Identifying, Finding & Reading Scholarly Sources: What is a Scholarly Article?

What is a Scholarly Article?

A scholarly article introduces new knowledge based on original research or experimentation. Many scholarly articles undergo a process called peer review. In this process, experts in the field scrutinize articles before they are published, resulting in a body of quality scholarly information. This guide will teach you to identify and read scholarly articles like a scholar!

What is a Scholarly Article?

This short video from Cornell University provides a nice introduction to identifying a scholarly article. 

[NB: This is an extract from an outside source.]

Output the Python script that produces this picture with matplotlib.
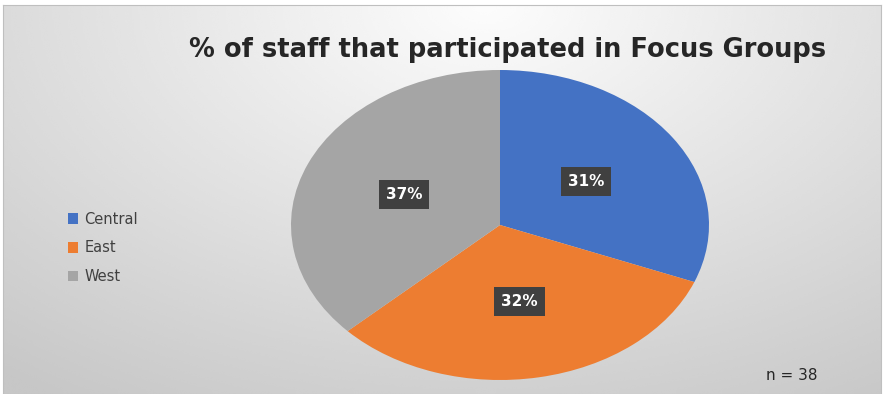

Another short video, this time from Lincoln Memorial University, that explains the difference between popular and scholarly sources.

Primary or Secondary?

Both primary and secondary sources can be useful to you in your research, but you need to be able to distinguish which is which. Both types of information sources can be found using library databases, and both may even be peer-reviewed sources. So how do you tell which is which? Refer to the table below for some quick ways to determine if the source you've found is a primary source or a secondary source.

Primary Sources

  • Describe original research, or original analysis of someone else's data
  • Articles and papers by the researcher(s) presenting data and research findings
  • Describe methodology and findings
  • Terminology: Often scientific terminology and jargon; authors assume familiarity with the subject

Secondary Sources

  • Discuss research done by others
  • News, magazine articles, books, and review articles explaining, analyzing, or commenting on research
  • Published AFTER primary sources (“second”)
  • Terminology: May use less jargon and/or assume less familiarity with subject

What is Peer Review?

What's a DOI?

DOI = Digital Object Identifier

This is a unique alphanumeric identifier assigned to some journal articles. It's becoming more common for journal articles in the sciences and social sciences. If you find a journal article that has as DOI, include that in an MLA 8th edition citation.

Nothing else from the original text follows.